● **RECORDED INFORMATION**:
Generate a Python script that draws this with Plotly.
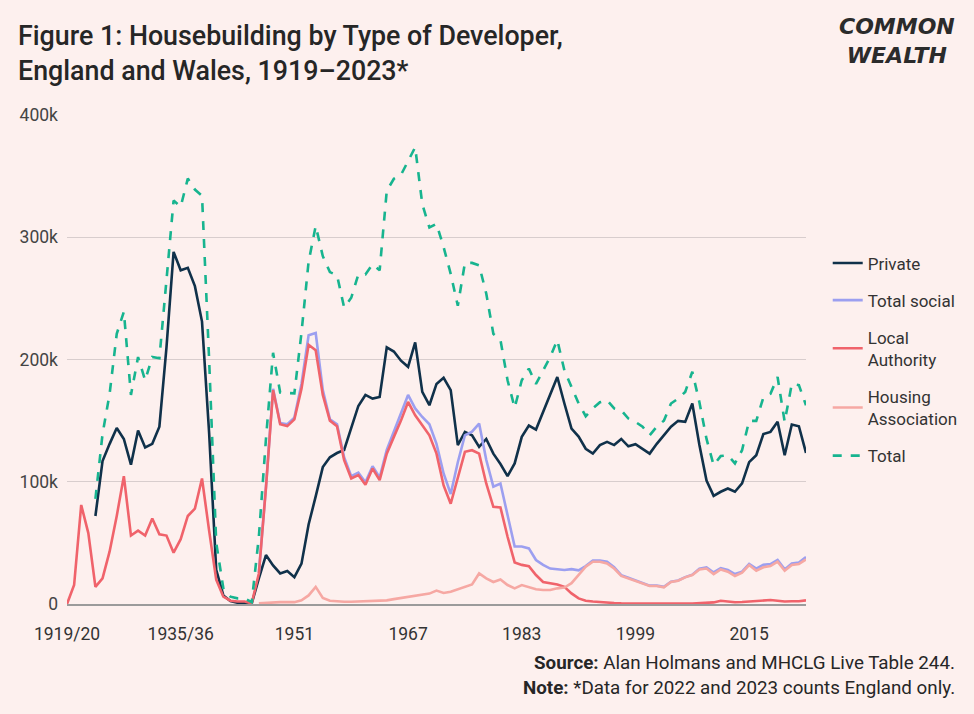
import plotly.graph_objects as go

years = list(range(1919, 2024))

tick_years = [1919, 1935, 1951, 1967, 1983, 1999, 2015]
tick_labels = ["1919/20", "1935/36", "1951", "1967", "1983", "1999", "2015"]

# values in thousands of dwellings
private = [None, None, None, None,
    72, 117, 131, 144, 135, 114, 142, 128, 131, 145,            # 1923-1932
    210, 288, 273, 275, 260, 231, 140, 28, 7, 2.5,              # 1933-1942
    1, 1, 0.5, 21, 40, 31.5, 25, 27, 22, 33,                    # 1943-1952
    65, 88, 112, 120, 123.5, 126, 145, 162, 171, 168,           # 1953-1962
    169.4, 210, 206.5, 199, 194, 214, 173.5, 162.6, 180, 185,   # 1963-1972
    175, 130, 140.8, 138, 128.5, 135, 123, 114.5, 104.6, 115,   # 1973-1982
    136.7, 146, 142.7, 157, 172, 185.7, 164, 143.5, 137, 127,   # 1983-1992
    123, 130, 132.6, 130, 135, 129, 130.7, 127, 123, 131,       # 1993-2002
    138, 145, 149.8, 149, 164, 130, 101, 88.5, 91.8, 94.5,      # 2003-2012
    91.8, 98.6, 116, 121.7, 139, 140.8, 149, 121.7, 146.8, 145.4,  # 2013-2022
    123.6]

local_authority = [
    0, 15.5, 81, 58, 14, 21, 43, 72, 104.6, 56,                 # 1919-1928
    60, 56, 70, 57, 56, 42, 53, 72, 78, 102.7,                  # 1929-1938
    60, 20, 6, 2.7, 2, 2, 0.5, 25, 95, 175,                     # 1939-1948
    147, 145.5, 151, 176, 212, 207.5, 171, 150, 145.4, 117.6,   # 1949-1958
    102.7, 105.5, 97.5, 110.8, 101.3, 123, 136.7, 150, 165.3, 154.4,  # 1959-1968
    146.2, 138, 123, 97, 82, 102.7, 124.5, 125.8, 123, 98.6,    # 1969-1978
    79.5, 79, 55, 34, 32, 31, 23.7, 18, 17, 16,                 # 1979-1988
    14, 8.7, 4.6, 2.7, 2, 1.4, 1, 0.8, 0.6, 0.5,                # 1989-1998
    0.4, 0.4, 0.4, 0.3, 0.3, 0.3, 0.3, 0.3, 0.3, 0.5,           # 1999-2008
    1, 1.3, 2.7, 2, 1.4, 1.6, 2, 2.5, 2.7, 3.3,                 # 2009-2018
    2.7, 2, 2.2, 2.2, 3]                                        # 2019-2023

total_social = [None] * 27 + [
    25.5, 96, 176, 148, 147, 152.5, 180, 219.8, 221.7, 175,     # 1946-1955
    151, 147, 120, 104.6, 107.5, 99.5, 112.7, 103.5, 126, 141,  # 1956-1965
    155, 171, 160, 153, 147, 131, 106.8, 90, 116, 138,          # 1966-1975
    141, 147.6, 118, 96, 98.5, 74, 47, 47, 45.5, 36,            # 1976-1985
    32, 29, 28.3, 27.8, 28.5, 27.5, 31, 35.5, 35.5, 34.5,       # 1986-1995
    30, 23.6, 21.5, 19.4, 17.4, 15, 15, 14, 18.3, 19.3,         # 1996-2005
    22, 24, 28.8, 30, 25.8, 29.4, 27.8, 24.5, 26.4, 32.7,       # 2006-2015
    28.9, 32, 32.7, 36, 28.3, 33.2, 34, 38.4]                   # 2016-2023

housing_association = [None] * 27 + [
    0.5, 1, 1.5, 1.5, 1.5, 1.5, 3, 7, 14, 5,                    # 1946-1955
    2.7, 2, 1.8, 1.8, 2, 2, 2, 2.2, 3, 4,                       # 1956-1965
    5, 5.8, 6.5, 8, 8.5, 11, 9, 10, 12, 14,                     # 1966-1975
    16, 25, 21, 18, 20, 15.5, 12.8, 15.5, 14, 12,               # 1976-1985
    11.4, 11.4, 12.8, 13.5, 17, 23.7, 30.5, 34.6, 34.6, 33.2,   # 1986-1995
    29, 23, 21, 19, 17, 14.7, 14.7, 13.6, 18, 19,               # 1996-2005
    21.8, 23.7, 28.3, 29, 24.5, 28.3, 26.4, 22.9, 25.6, 31.9,   # 2006-2015
    27.2, 30, 31, 34.6, 27.2, 31.9, 32.7, 36.5]                 # 2016-2023

total = [None, None, None, None,
    86, 139, 172, 221, 239, 171, 202, 183, 202, 201,            # 1923-1932
    265, 330, 325, 348, 339, 334, 200, 50, 13, 6,               # 1933-1942
    4.6, 4.6, 1.5, 55, 135, 205.5, 173, 172.7, 172.3, 222,      # 1943-1952
    280, 309.3, 284.5, 271.5, 269, 242.5, 250.5, 269.6, 269.6, 277.8,  # 1953-1962
    272.9, 338, 347.8, 351, 362.7, 373.6, 327, 308, 311, 292,   # 1963-1972
    270, 244, 279, 279, 277, 254, 221, 216, 183, 160.5,         # 1973-1982
    183, 192.5, 180, 190.6, 202, 216, 191, 177.5, 164, 153.6,   # 1983-1992
    160, 165, 166.7, 160, 158.5, 151.7, 149, 145, 138, 145,     # 1993-2002
    150, 164, 168, 173.5, 190, 165, 135, 113.6, 121, 121.7,     # 2003-2012
    115, 125.8, 149.8, 149.8, 169, 172, 185.7, 149, 180, 179,   # 2013-2022
    162.6]

series = [
    ("Private", private, "#10314a", "solid"),
    ("Total social", total_social, "#9c9ff0", "solid"),
    ("Local<br>Authority", local_authority, "#f0636b", "solid"),
    ("Housing<br>Association", housing_association, "#f6a8a3", "solid"),
    ("Total", total, "#17b48f", "dash"),
]

def to_units(vals):
    return [None if v is None else v * 1000 for v in vals]

fig = go.Figure()
for i, (name, vals, color, dash) in enumerate(series):
    fig.add_trace(go.Scatter(
        x=years, y=to_units(vals), name=name, mode="lines",
        line=dict(color=color, width=2.6, dash=dash),
        legendgroup=f"g{i}", connectgaps=False,
    ))

bg = "#fdf0ee"
font_family = "Roboto, Liberation Sans, Arial, sans-serif"

W, H = 974, 714
L, R, T, B = 67, 167, 115, 110
pw, ph = W - L - R, H - T - B

def px(x):
    return (x - L) / pw

def py(y):
    return (H - B - y) / ph

fig.update_layout(
    width=W, height=H,
    paper_bgcolor=bg, plot_bgcolor=bg,
    margin=dict(l=L, r=R, t=T, b=B),
    font=dict(family=font_family, color="#333333", size=16),
    title=dict(
        text="Figure 1: Housebuilding by Type of Developer,<br>England and Wales, 1919–2023*",
        xref="container", yref="container", x=18 / W, xanchor="left",
        y=1 - 45 / H, yanchor="top",
        font=dict(family=font_family, size=26.8, color="#262626", weight=500),
    ),
    showlegend=True,
    legend=dict(
        x=1.028, xanchor="left", y=0.5, yanchor="middle",
        bgcolor="rgba(0,0,0,0)", font=dict(size=17, color="#333333"),
        tracegroupgap=12,
    ),
    xaxis=dict(
        range=[1919, 2023], tickmode="array", tickvals=tick_years, ticktext=tick_labels,
        showgrid=False, zeroline=False, showline=True, linecolor="#9b9b9b", linewidth=1.5,
        ticks="", ticklabelstandoff=13, tickfont=dict(size=17.5, color="#333333"),
    ),
    yaxis=dict(
        range=[0, 400000], tickmode="array",
        tickvals=[0, 100000, 200000, 300000, 400000],
        ticktext=["0", "100k", "200k", "300k", "400k"],
        showgrid=True, gridcolor="#d8cdcd", gridwidth=1.2, zeroline=False,
        ticks="", ticklabelstandoff=8, tickfont=dict(size=17.5, color="#444444"),
    ),
)

# Logo
fig.add_annotation(text="<b><i>COMMON<br>WEALTH</i></b>", xref="paper", yref="paper",
                   x=px(898), y=py(41), showarrow=False, align="center",
                   font=dict(family="DejaVu Sans", size=22, color="#2b2b2b"),
                   xanchor="center", yanchor="middle")

# Footer
fig.add_annotation(text="<b>Source:</b> Alan Holmans and MHCLG Live Table 244.",
                   xref="paper", yref="paper", x=px(958), y=py(663),
                   showarrow=False, xanchor="right", yanchor="middle",
                   font=dict(size=18.8, color="#262626"))
fig.add_annotation(text="<b>Note:</b> *Data for 2022 and 2023 counts England only.",
                   xref="paper", yref="paper", x=px(958), y=py(688),
                   showarrow=False, xanchor="right", yanchor="middle",
                   font=dict(size=18.8, color="#262626"))

fig.write_html(
    "out.html",
    config={"displayModeBar": False},
    post_script="document.body.style.margin='0';document.body.style.padding='0';",
)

● **STATED PROBLEM**: Pictures stay out. Repeat only the lines from the beginning of the data through the line that has "2.7, 2, 2.2, 2.2, 3]".

● **THE OUTPUT**:
Generate a Python script that draws this with Plotly.
import plotly.graph_objects as go

years = list(range(1919, 2024))

tick_years = [1919, 1935, 1951, 1967, 1983, 1999, 2015]
tick_labels = ["1919/20", "1935/36", "1951", "1967", "1983", "1999", "2015"]

# values in thousands of dwellings
private = [None, None, None, None,
    72, 117, 131, 144, 135, 114, 142, 128, 131, 145,            # 1923-1932
    210, 288, 273, 275, 260, 231, 140, 28, 7, 2.5,              # 1933-1942
    1, 1, 0.5, 21, 40, 31.5, 25, 27, 22, 33,                    # 1943-1952
    65, 88, 112, 120, 123.5, 126, 145, 162, 171, 168,           # 1953-1962
    169.4, 210, 206.5, 199, 194, 214, 173.5, 162.6, 180, 185,   # 1963-1972
    175, 130, 140.8, 138, 128.5, 135, 123, 114.5, 104.6, 115,   # 1973-1982
    136.7, 146, 142.7, 157, 172, 185.7, 164, 143.5, 137, 127,   # 1983-1992
    123, 130, 132.6, 130, 135, 129, 130.7, 127, 123, 131,       # 1993-2002
    138, 145, 149.8, 149, 164, 130, 101, 88.5, 91.8, 94.5,      # 2003-2012
    91.8, 98.6, 116, 121.7, 139, 140.8, 149, 121.7, 146.8, 145.4,  # 2013-2022
    123.6]

local_authority = [
    0, 15.5, 81, 58, 14, 21, 43, 72, 104.6, 56,                 # 1919-1928
    60, 56, 70, 57, 56, 42, 53, 72, 78, 102.7,                  # 1929-1938
    60, 20, 6, 2.7, 2, 2, 0.5, 25, 95, 175,                     # 1939-1948
    147, 145.5, 151, 176, 212, 207.5, 171, 150, 145.4, 117.6,   # 1949-1958
    102.7, 105.5, 97.5, 110.8, 101.3, 123, 136.7, 150, 165.3, 154.4,  # 1959-1968
    146.2, 138, 123, 97, 82, 102.7, 124.5, 125.8, 123, 98.6,    # 1969-1978
    79.5, 79, 55, 34, 32, 31, 23.7, 18, 17, 16,                 # 1979-1988
    14, 8.7, 4.6, 2.7, 2, 1.4, 1, 0.8, 0.6, 0.5,                # 1989-1998
    0.4, 0.4, 0.4, 0.3, 0.3, 0.3, 0.3, 0.3, 0.3, 0.5,           # 1999-2008
    1, 1.3, 2.7, 2, 1.4, 1.6, 2, 2.5, 2.7, 3.3,                 # 2009-2018
    2.7, 2, 2.2, 2.2, 3]                                        # 2019-2023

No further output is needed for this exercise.